When the tomb was discovered, Egyptologists hoped it might contain documents that would clarify the history of the period in which Tutankhamun lived. No such documents were found, but the artefacts did provide clues. The dates on wine jars from the tomb established that Tutankhamun had not reigned much longer than nine years. Egyptologists had previously assumed his only claim to the throne was through his marriage to his queen, Ankhesenamun, and perhaps that he had been an elderly courtier. Yet the examination of the mummy revealed that he was between the ages of 17 and 22 at death, and the unusual shape of his skull resembled that of the unidentified royal mummy from the KV55 tomb, suggesting that he was related to it and was thus of royal blood himself. Some artworks from the tomb are in the art style of the Amarna Period, and some refer to the Aten, the deity worshipped in that period, indicating that the return to orthodoxy during Tutankhamun's reign was gradual.

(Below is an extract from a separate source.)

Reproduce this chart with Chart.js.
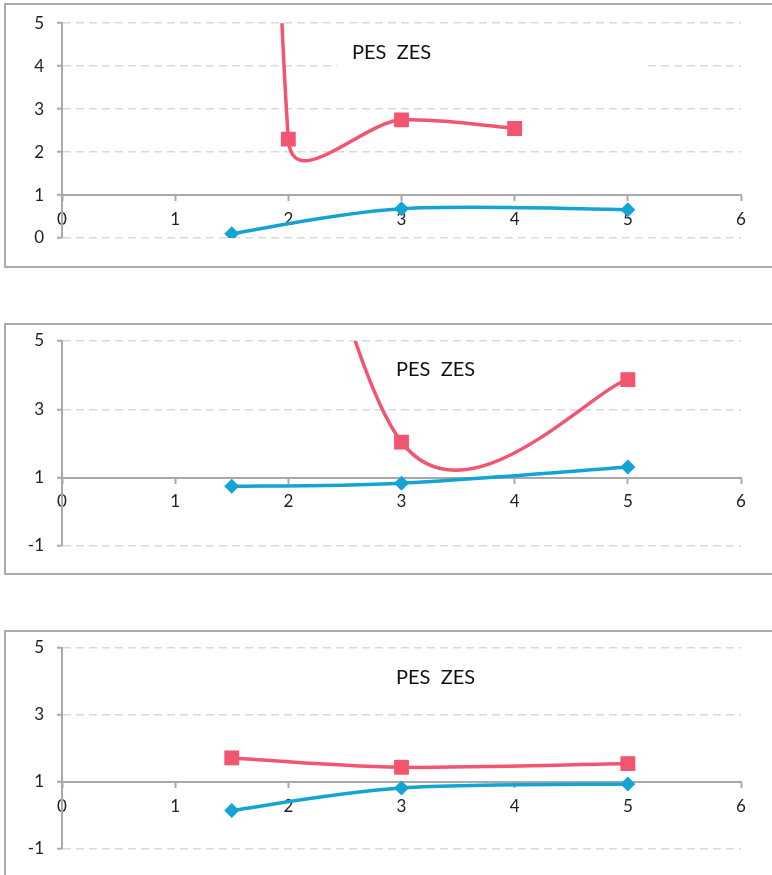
<!DOCTYPE html>
<html>
<head>
<meta charset="utf-8">
<script src="https://cdn.jsdelivr.net/npm/chart.js@4/dist/chart.umd.min.js"></script>
<style>
  html, body { margin: 0; padding: 0; background: #ffffff; overflow: hidden; width: 772px; height: 875px; }
  .frame { position: absolute; left: 4px; width: 840px; box-sizing: border-box; border: 2px solid #ababab; }
  canvas { position: absolute; left: 0; }
</style>
</head>
<body>
<div class="frame" style="top:3px;height:265px"></div>
<div class="frame" style="top:323px;height:252px"></div>
<div class="frame" style="top:630px;height:300px"></div>
<canvas id="chart1" width="772" height="270" style="top:0px"></canvas>
<canvas id="chart2" width="772" height="270" style="top:310px"></canvas>
<canvas id="chart3" width="772" height="270" style="top:620px"></canvas>
<script>
// ---- data ----
const chartTitle = 'PES  ZES';
const xTickValues = [0, 1, 2, 3, 4, 5, 6];

// upper chart
const top_pesX = [1.5, 2, 3, 4];
const top_pesY = [60, 2.3, 2.75, 2.55];
const top_zesX = [1.5, 3, 5];
const top_zesY = [0.1, 0.68, 0.66];
const top_yTicks = [0, 1, 2, 3, 4, 5];

// middle chart
const mid_pesX = [1.5, 3, 5];
const mid_pesY = [19, 2.04, 3.87];
const mid_zesX = [1.5, 3, 5];
const mid_zesY = [0.75, 0.84, 1.31];
const mid_yTicks = [-1, 1, 3, 5];

// lower chart
const low_pesX = [1.5, 3, 5];
const low_pesY = [1.72, 1.44, 1.55];
const low_zesX = [1.5, 3, 5];
const low_zesY = [0.15, 0.82, 0.94];
const low_yTicks = [-1, 1, 3, 5];

// ---- styling ----
const PES_COLOR = '#f2556f';
const ZES_COLOR = '#14a3d5';
const AXIS_COLOR = '#a9a9a9';
const GRID_COLOR = '#d9d9d9';
const TEXT_COLOR = '#222222';
Chart.defaults.font.family = 'Lato, "Open Sans", sans-serif';

// Spreadsheet-style smoothed line: Bezier handles are 1/6 of the
// neighbour chord, limited to half of the segment length.
const smoothSegments = {
  id: 'smoothSegments',
  beforeDatasetDraw(chart, args) {
    const meta = args.meta;
    const pts = meta.data;
    const n = pts.length;
    const f = 1 / 6;
    for (let i = 0; i < n - 1; i++) {
      const p0 = pts[Math.max(i - 1, 0)];
      const p1 = pts[i];
      const p2 = pts[i + 1];
      const p3 = pts[Math.min(i + 2, n - 1)];
      const d12 = Math.hypot(p2.x - p1.x, p2.y - p1.y);
      const d02 = Math.hypot(p2.x - p0.x, p2.y - p0.y);
      const d13 = Math.hypot(p3.x - p1.x, p3.y - p1.y);
      const f1 = d02 * f > d12 / 2 ? (d12 / 2) / d02 : f;
      const f2 = d13 * f > d12 / 2 ? (d12 / 2) / d13 : f;
      p1.cp2x = p1.x + f1 * (p2.x - p0.x);
      p1.cp2y = p1.y + f1 * (p2.y - p0.y);
      p2.cp1x = p2.x - f2 * (p3.x - p1.x);
      p2.cp1y = p2.y - f2 * (p3.y - p1.y);
    }
    meta.dataset._pointsUpdated = true;
  }
};

// Title text on a white box inside the plot area.
const plotTitle = {
  id: 'plotTitle',
  beforeDatasetsDraw(chart, args, opts) {
    const ctx = chart.ctx;
    ctx.save();
    ctx.fillStyle = '#ffffff';
    ctx.fillRect(opts.boxLeft, opts.boxTop, opts.boxWidth, opts.boxHeight);
    ctx.fillStyle = '#111111';
    ctx.font = '20px Lato, "Open Sans", sans-serif';
    ctx.textAlign = 'left';
    ctx.textBaseline = 'alphabetic';
    ctx.fillText(opts.text, opts.x, opts.y);
    ctx.restore();
  }
};

function toPoints(xs, ys) {
  return xs.map((x, i) => ({ x: x, y: ys[i] }));
}

function makeChart(canvasId, pesX, pesY, zesX, zesY, yTicks, pad, title) {
  return new Chart(document.getElementById(canvasId), {
    type: 'line',
    data: {
      datasets: [
        {
          label: 'PES',
          data: toPoints(pesX, pesY),
          borderColor: PES_COLOR,
          backgroundColor: PES_COLOR,
          borderWidth: 3.5,
          pointStyle: 'rect',
          pointRadius: 10.5,
          pointBorderWidth: 0,
          tension: 0.4,
          fill: false
        },
        {
          label: 'ZES',
          data: toPoints(zesX, zesY),
          borderColor: ZES_COLOR,
          backgroundColor: ZES_COLOR,
          borderWidth: 3.5,
          pointStyle: 'rectRot',
          pointRadius: 7.5,
          pointBorderWidth: 0,
          tension: 0.4,
          fill: false
        }
      ]
    },
    options: {
      responsive: false,
      animation: false,
      events: [],
      layout: { padding: { left: 0, right: 31, top: pad.top, bottom: pad.bottom } },
      plugins: {
        legend: { display: false },
        tooltip: { enabled: false },
        plotTitle: title
      },
      scales: {
        x: {
          type: 'linear',
          position: { y: 1 },
          min: xTickValues[0],
          max: xTickValues[xTickValues.length - 1],
          afterBuildTicks: s => { s.ticks = xTickValues.map(v => ({ value: v })); },
          ticks: { color: TEXT_COLOR, font: { size: 17 }, padding: 9, maxRotation: 0 },
          grid: { drawOnChartArea: false, drawTicks: true, tickLength: 5, tickColor: AXIS_COLOR, tickWidth: 2 },
          border: { color: AXIS_COLOR, width: 2 }
        },
        y: {
          type: 'linear',
          position: 'left',
          min: yTicks[0],
          max: yTicks[yTicks.length - 1],
          afterBuildTicks: s => { s.ticks = yTicks.map(v => ({ value: v })); },
          afterFit: s => { s.width = 62; },
          ticks: { color: TEXT_COLOR, font: { size: 17 }, padding: 13 },
          grid: { color: GRID_COLOR, lineWidth: 1.5, tickLength: 5, tickColor: AXIS_COLOR, tickWidth: 2 },
          border: { color: AXIS_COLOR, width: 2, dash: [8, 5] }
        }
      }
    },
    plugins: [smoothSegments, plotTitle]
  });
}

makeChart('chart1', top_pesX, top_pesY, top_zesX, top_zesY, top_yTicks,
  { top: 21, bottom: 32 },
  { text: chartTitle, x: 352, y: 58.5, boxLeft: 337, boxTop: 29, boxWidth: 306, boxHeight: 44 });

makeChart('chart2', mid_pesX, mid_pesY, mid_zesX, mid_zesY, mid_yTicks,
  { top: 31, bottom: 34 },
  { text: chartTitle, x: 396, y: 65.5, boxLeft: 381, boxTop: 37, boxWidth: 306, boxHeight: 44 });

makeChart('chart3', low_pesX, low_pesY, low_zesX, low_zesY, low_yTicks,
  { top: 28, bottom: 41 },
  { text: chartTitle, x: 396, y: 63.5, boxLeft: 381, boxTop: 34, boxWidth: 306, boxHeight: 44 });
</script>
</body>
</html>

Much of the tomb's historical value was in the burial goods, which included sumptuous examples of ancient Egyptian decorative arts and enhanced the understanding of the material culture of the New Kingdom, primarily how royalty lived. Many of the clothes from the tomb, for example, are far more varied and embellished than the clothes portrayed in art from Tutankhamun's time. The tomb also provides exceptional evidence about tomb robbery and official restoration efforts, because the presence of most of the burial goods makes it possible to partly reconstruct what was stolen and what was restored.

The discovery marked a change in the history of the Valley of the Kings. Once the clearance was complete, many Egyptologists lost interest in the valley, assuming there was nothing left there to be found. What little archaeological work took place in the valley over the next few decades largely consisted of more fully recording what had already been unearthed. No further tombs were discovered in the valley until 2006, when KV63 was found. (Note: Royal tombs from periods other than the New Kingdom continued to be discovered, such as Pierre Montet's discovery of the Third Intermediate Period burials at Tanis in 1939–1940. These burials were comparable in opulence to that of Tutankhamun and included a tomb that had never been robbed, that of Psusennes I, but the finds received far less attention, as they took place during the early stages of the Second World War.)

The discovery also affected Egyptology in a different way: together with Egypt's newfound partial independence, the enthusiasm surrounding Tutankhamun helped stimulate the growth of Egyptian Egyptology. At the time of the discovery very few Egyptians were trained in archaeology, and those few were looked down upon by European Egyptologists. Hamdi was the only Egyptian among the specialised experts who worked on the tomb. The first Egyptian university programme for Egyptology was established in 1924, and over the course of the decade a new generation of Egyptian Egyptologists were trained.

Although Western public interest in Tutankhamun experienced a lull lasting more than thirty years, it was revived after the Egyptian government began sending the burial goods on international museum exhibitions. The exhibitions began in the early 1960s as a means of encouraging Western support for the relocation of ancient Egyptian monuments that were threatened to be flooded by the construction of the Aswan High Dam. Such exhibitions proved highly popular; the one that toured the United States in the 1970s drew more than eight million visitors and moved American museums' business model to focus on lucrative blockbuster exhibitions. Much of the revenue from the exhibitions went to support the monuments' relocation and to pay for improvements to the Egyptian Museum. The exhibitions also served other diplomatic functions, helping to improve Egypt's relations with Britain and France after the Suez Crisis in 1956, and with the United States after the Yom Kippur War in 1973.

Today the discovery remains the most famous find in the Valley of the Kings and Tutankhamun the best-known ruler of ancient Egypt. The tomb and its treasures are key attractions for Egypt's tourist industry and sources of pride for the Egyptian public. The Egyptologist Nicholas Reeves writes that thanks to his fame, Tutankhamun "has been reborn as Egypt's most famous son, to achieve true immortality at last."